• _DATA SHOWN_:
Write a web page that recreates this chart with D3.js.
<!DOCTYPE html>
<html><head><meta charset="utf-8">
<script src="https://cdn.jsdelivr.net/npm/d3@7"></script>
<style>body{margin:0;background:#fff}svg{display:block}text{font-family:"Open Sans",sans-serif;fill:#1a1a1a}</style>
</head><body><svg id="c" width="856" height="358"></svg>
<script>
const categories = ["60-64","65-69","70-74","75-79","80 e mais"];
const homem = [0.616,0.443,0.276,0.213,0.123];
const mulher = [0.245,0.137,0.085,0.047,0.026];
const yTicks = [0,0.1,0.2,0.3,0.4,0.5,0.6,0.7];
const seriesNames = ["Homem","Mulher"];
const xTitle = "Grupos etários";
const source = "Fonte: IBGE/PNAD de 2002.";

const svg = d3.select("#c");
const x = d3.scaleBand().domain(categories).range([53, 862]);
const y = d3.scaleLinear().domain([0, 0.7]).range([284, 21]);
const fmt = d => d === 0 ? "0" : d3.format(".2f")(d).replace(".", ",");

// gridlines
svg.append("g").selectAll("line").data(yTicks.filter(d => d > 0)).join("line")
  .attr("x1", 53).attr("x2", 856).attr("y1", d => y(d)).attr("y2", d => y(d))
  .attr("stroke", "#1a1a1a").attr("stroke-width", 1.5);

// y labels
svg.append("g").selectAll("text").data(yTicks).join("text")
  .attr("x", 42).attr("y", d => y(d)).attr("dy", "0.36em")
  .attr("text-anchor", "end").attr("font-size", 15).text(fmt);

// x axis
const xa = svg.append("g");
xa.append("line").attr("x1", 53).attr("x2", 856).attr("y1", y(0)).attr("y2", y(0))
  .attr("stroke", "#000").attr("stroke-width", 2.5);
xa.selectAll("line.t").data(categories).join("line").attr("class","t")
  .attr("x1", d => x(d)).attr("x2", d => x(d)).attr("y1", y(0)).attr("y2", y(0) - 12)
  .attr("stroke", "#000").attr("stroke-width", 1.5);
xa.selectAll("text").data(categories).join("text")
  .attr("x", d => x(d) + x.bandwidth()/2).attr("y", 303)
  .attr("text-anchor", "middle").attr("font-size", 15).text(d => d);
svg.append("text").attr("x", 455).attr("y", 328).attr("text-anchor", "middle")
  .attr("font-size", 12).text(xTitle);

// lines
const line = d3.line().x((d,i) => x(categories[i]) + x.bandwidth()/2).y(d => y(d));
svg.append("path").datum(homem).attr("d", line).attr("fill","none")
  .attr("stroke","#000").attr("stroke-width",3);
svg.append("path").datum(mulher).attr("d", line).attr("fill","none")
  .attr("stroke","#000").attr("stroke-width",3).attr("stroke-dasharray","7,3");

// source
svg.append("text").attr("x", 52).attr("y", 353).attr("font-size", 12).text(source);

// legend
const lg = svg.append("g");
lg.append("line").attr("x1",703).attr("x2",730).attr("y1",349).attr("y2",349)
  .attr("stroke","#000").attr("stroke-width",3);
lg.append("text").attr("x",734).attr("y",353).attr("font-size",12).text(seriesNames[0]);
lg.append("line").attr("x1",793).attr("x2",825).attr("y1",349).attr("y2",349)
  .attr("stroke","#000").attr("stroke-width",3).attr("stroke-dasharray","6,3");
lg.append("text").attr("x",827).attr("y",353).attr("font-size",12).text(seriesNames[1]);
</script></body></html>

==

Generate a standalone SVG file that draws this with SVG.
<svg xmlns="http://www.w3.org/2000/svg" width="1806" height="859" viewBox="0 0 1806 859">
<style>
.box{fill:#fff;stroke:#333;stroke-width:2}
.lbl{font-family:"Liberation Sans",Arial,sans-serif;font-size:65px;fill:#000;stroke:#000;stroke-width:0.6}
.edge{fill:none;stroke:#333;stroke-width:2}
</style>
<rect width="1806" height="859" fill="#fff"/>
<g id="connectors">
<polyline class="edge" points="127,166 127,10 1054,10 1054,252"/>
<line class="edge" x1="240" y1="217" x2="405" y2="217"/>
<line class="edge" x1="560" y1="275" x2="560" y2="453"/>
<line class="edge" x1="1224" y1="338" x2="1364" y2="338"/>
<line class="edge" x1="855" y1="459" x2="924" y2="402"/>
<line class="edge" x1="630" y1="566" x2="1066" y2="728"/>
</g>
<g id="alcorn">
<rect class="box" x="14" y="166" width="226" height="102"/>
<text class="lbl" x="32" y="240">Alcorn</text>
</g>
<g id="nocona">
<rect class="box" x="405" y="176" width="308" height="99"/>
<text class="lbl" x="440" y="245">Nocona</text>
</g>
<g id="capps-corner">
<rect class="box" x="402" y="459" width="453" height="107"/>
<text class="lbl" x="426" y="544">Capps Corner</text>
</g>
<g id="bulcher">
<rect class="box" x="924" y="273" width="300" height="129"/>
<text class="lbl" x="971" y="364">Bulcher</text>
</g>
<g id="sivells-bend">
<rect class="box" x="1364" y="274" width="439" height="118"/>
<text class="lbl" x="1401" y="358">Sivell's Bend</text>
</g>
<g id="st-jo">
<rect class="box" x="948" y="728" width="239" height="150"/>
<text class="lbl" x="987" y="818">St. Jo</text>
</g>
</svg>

--

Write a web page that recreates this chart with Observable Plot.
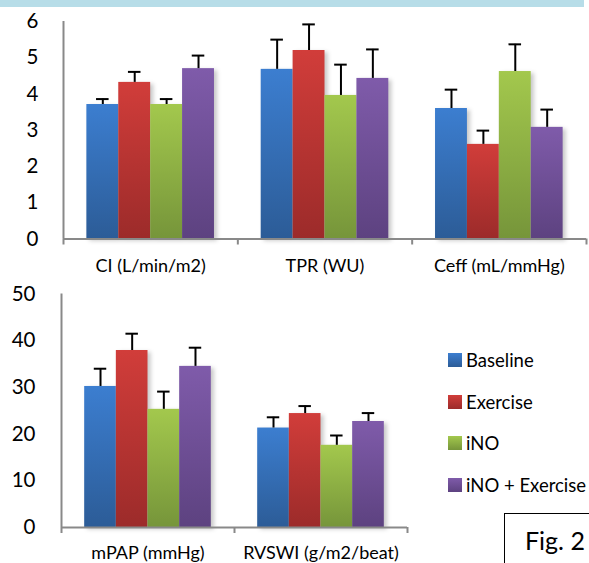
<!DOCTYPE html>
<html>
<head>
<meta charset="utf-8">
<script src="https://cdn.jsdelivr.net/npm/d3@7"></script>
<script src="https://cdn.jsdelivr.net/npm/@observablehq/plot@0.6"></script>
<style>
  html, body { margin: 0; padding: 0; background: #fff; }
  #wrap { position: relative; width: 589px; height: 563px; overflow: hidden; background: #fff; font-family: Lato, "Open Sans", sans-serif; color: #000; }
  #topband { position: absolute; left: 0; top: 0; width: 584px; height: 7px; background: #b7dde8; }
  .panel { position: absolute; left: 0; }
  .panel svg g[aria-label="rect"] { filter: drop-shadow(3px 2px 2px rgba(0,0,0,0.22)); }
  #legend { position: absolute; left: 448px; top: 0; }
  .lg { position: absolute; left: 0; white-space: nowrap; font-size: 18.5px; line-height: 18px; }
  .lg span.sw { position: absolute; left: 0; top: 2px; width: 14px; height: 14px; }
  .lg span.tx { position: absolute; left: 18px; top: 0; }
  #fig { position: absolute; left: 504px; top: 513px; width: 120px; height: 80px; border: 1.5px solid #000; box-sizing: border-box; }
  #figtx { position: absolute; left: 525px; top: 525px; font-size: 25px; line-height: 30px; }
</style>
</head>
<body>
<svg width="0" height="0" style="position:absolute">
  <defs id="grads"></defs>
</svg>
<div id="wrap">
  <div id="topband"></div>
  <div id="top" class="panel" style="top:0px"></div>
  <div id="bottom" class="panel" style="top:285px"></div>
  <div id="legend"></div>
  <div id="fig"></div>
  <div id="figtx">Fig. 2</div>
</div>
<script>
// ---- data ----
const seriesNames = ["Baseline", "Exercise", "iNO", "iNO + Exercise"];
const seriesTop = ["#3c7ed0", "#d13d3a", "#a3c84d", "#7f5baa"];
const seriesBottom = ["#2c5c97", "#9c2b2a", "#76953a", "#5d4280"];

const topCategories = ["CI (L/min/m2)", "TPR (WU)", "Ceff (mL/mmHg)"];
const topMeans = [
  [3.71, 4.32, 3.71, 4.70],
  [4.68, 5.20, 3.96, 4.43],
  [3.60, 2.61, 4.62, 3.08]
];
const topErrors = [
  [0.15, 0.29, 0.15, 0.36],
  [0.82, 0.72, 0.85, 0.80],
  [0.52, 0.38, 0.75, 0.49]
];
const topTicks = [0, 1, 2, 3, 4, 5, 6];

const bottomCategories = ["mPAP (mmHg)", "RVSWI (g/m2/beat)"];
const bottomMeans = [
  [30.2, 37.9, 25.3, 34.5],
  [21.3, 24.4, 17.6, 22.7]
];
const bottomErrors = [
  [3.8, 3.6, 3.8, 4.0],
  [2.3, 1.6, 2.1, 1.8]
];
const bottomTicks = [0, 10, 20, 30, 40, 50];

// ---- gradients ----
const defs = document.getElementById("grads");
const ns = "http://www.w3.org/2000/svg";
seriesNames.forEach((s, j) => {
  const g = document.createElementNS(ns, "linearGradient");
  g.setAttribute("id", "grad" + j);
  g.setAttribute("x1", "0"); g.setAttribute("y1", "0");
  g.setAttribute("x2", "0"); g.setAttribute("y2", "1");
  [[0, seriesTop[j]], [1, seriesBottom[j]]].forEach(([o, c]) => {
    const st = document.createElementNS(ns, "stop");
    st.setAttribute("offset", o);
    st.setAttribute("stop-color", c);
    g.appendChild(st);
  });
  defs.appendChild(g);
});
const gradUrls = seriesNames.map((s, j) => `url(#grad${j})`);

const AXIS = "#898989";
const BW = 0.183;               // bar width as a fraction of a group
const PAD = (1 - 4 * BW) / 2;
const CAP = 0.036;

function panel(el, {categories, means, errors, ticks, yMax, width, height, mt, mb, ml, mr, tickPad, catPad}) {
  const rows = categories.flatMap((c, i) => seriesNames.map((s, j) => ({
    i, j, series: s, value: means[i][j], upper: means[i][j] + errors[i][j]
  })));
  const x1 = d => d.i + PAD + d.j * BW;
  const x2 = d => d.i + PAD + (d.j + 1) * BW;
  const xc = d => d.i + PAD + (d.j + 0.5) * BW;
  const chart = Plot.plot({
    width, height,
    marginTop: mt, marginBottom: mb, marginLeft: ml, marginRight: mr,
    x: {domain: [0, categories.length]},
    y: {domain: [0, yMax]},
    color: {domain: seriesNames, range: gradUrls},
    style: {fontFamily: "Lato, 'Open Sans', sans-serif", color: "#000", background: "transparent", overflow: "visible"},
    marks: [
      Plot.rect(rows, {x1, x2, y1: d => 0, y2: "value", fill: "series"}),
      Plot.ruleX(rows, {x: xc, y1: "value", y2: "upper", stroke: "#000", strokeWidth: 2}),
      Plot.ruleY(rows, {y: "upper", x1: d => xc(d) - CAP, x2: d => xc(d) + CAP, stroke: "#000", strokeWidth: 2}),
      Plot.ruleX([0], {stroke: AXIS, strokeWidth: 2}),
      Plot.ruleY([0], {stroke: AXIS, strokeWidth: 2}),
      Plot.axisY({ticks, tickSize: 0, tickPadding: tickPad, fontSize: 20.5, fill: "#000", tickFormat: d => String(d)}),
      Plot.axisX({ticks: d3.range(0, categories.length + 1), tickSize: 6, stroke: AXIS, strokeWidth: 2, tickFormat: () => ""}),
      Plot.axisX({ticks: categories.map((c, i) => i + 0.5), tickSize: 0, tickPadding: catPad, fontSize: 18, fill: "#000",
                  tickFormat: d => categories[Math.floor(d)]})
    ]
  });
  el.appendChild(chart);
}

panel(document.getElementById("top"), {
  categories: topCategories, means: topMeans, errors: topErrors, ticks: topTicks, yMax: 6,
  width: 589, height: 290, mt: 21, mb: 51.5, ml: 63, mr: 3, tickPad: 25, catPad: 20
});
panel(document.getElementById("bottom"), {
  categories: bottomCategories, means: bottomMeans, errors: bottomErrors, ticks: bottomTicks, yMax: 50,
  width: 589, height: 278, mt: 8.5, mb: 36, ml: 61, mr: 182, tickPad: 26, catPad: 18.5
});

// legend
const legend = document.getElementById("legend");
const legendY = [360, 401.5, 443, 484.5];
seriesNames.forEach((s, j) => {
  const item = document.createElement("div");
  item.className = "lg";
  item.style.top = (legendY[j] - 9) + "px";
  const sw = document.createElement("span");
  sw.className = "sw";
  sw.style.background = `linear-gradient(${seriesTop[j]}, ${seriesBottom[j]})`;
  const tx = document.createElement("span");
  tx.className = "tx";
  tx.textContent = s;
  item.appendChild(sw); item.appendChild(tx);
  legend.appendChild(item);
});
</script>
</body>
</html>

• _WHAT NEEDS TO BE DONE_: Answer only with how many lines in the records include "chart".

• _ANSWER_: 4